A worker after ten hours of work rides his bicycle home: he is hit by an SUV and will die within a few days.
Whose suv was it? More importantly, who was driving it?
Two families are involved in this enigma: that of Bernaschi, a wealthy financier, and that of Dino Ossola, a real estate developer.
A film divided into chapters through which it is narrated, with a game of flashbacks, what happened in those days to each of the protagonists of the story.
Between a disappointed wife and a spoiled son, the life and luxurious home of the wealthy financier on the verge of bankruptcy is photographed while the ambitious real estate developer uses his daughter and neglects his pregnant psychologist partner while trying to save an ill-advised investment.
Who will be the real victim in this story? How is the value of our lives considered in economic terms; how is our human capital compensated? Based on earnings, future prospects and affections? And who gets to assess the "surplus value" in economic terms that each person carries? A very simple algorithm used by insurance companies decides how much my "human" capital amounts to... Can life be compensated in terms of earnings? And most importantly, how to calculate affections and future prospects?

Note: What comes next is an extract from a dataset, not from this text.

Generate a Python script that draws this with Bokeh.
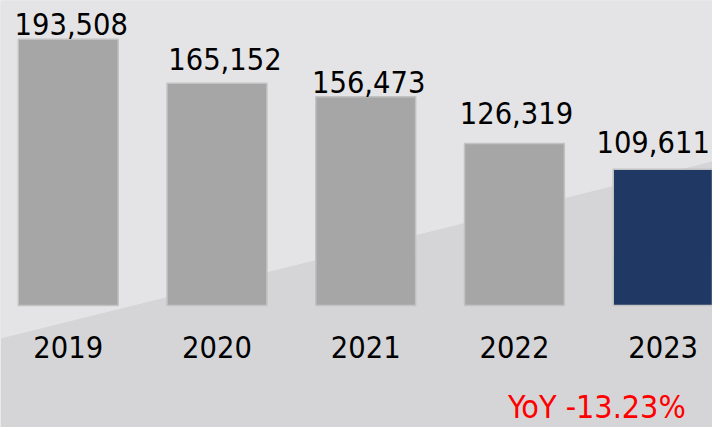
from bokeh.plotting import figure
from bokeh.models import ColumnDataSource, Range1d, PolyAnnotation
from bokeh.core.properties import value
from bokeh.embed import file_html
from bokeh.resources import INLINE

# ---- data ----
years = ["2019", "2020", "2021", "2022", "2023"]
counts = [193508, 165152, 156473, 126319, 109611]

# ---- style ----
FONT = "'DejaVu Sans Condensed', 'DejaVu Sans', sans-serif"
BAR_GREY = "#a6a6a6"
BAR_NAVY = "#203864"
BASE = 21800  # value axis starts here (bars rise from it)
SHIFT = -11   # baseline correction for svg text
label_dx = [3, 8, 3, 2, -10]
label_dy = [d + SHIFT for d in [-4, -13, -4, -19, -16]]

idx = list(range(len(years)))
colors = [BAR_NAVY if i == len(years) - 1 else BAR_GREY for i in idx]
src = ColumnDataSource(dict(
    x=idx, top=counts, year=years, color=colors,
    lab=[f"{v:,}" for v in counts], dx=label_dx, dy=label_dy,
))

W, H = 712, 427
p = figure(width=W, height=H, output_backend="svg", toolbar_location=None,
           x_range=Range1d(-0.4555, 4.3317), y_range=Range1d(-56895, 218536),
           x_axis_type=None, y_axis_type=None, min_border=0)
p.outline_line_color = None
p.grid.visible = False
p.background_fill_color = "#d5d5d7"
p.border_fill_color = "#d5d5d7"

# lighter upper-left background area (screen units, y measured from bottom)
p.add_layout(PolyAnnotation(
    xs=[0, W, W, 0], ys=[H, H, 266, 89],
    xs_units="screen", ys_units="screen", level="underlay",
    fill_color="#e4e4e6", fill_alpha=1.0, line_color=None))

p.vbar(x="x", top="top", bottom=BASE, width=0.6715, source=src,
       fill_color="color", line_color="#c2c2c2", line_width=1.5)

p.text(x="x", y="top", text="lab", source=src, x_offset="dx", y_offset="dy",
       text_align="center", text_baseline="alphabetic",
       text_font=value(FONT), text_font_size="30.5px", text_color="#000000")

p.text(x="x", y=BASE, text="year", source=src, y_offset=53 + SHIFT,
       text_align="center", text_baseline="alphabetic",
       text_font=value(FONT), text_font_size="30.5px", text_color="#000000")

yoy = (counts[-1] - counts[-2]) / counts[-2] * 100
p.text(x=[idx[-1]], y=[BASE], text=[f"YoY {yoy:.2f}%"], x_offset=22.6, y_offset=113 + SHIFT,
       text_align="right", text_baseline="alphabetic",
       text_font=value(FONT), text_font_size="32px", text_color="#ff0000")

open("out.html", "w").write(file_html(p, INLINE))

A film adaptation of Stephen Amidon's novel of the same name set in Connecticut, the film is the result of a mix of contaminations between film and television. The bar code chosen for the poster is an explicit reference to the market value of humanity made human, too human, to the limits of monstrosity.
Already the fact that man is spoken of as a "capital" or referred to as a "resource" (the so-called "human resources") speaks volumes with regard to the point of view taken today in considering man: not insofar as he is a man, but only as a "means" of production and profit.
The specific weight of each determines the quantity that establishes our value: that of human capital turned inhuman especially where the boundary is not naively safeguarded in the vain hope of a redefinition of it.
As Marx put it, "It is not the consciousness of men that determines their lives, but the conditions of their lives that determine their consciousness...With the placing in value of the world of things grows in direct relation the devaluation of the world of men."
"Humanity that treats the world as a throw-away world also treats itself as a throw-away humanity."
A portrait of an "amateur" human as the film puts it, an actor unable to play his part as a real man.
A film that does not linger, that makes our condition visible and forces deep reflection.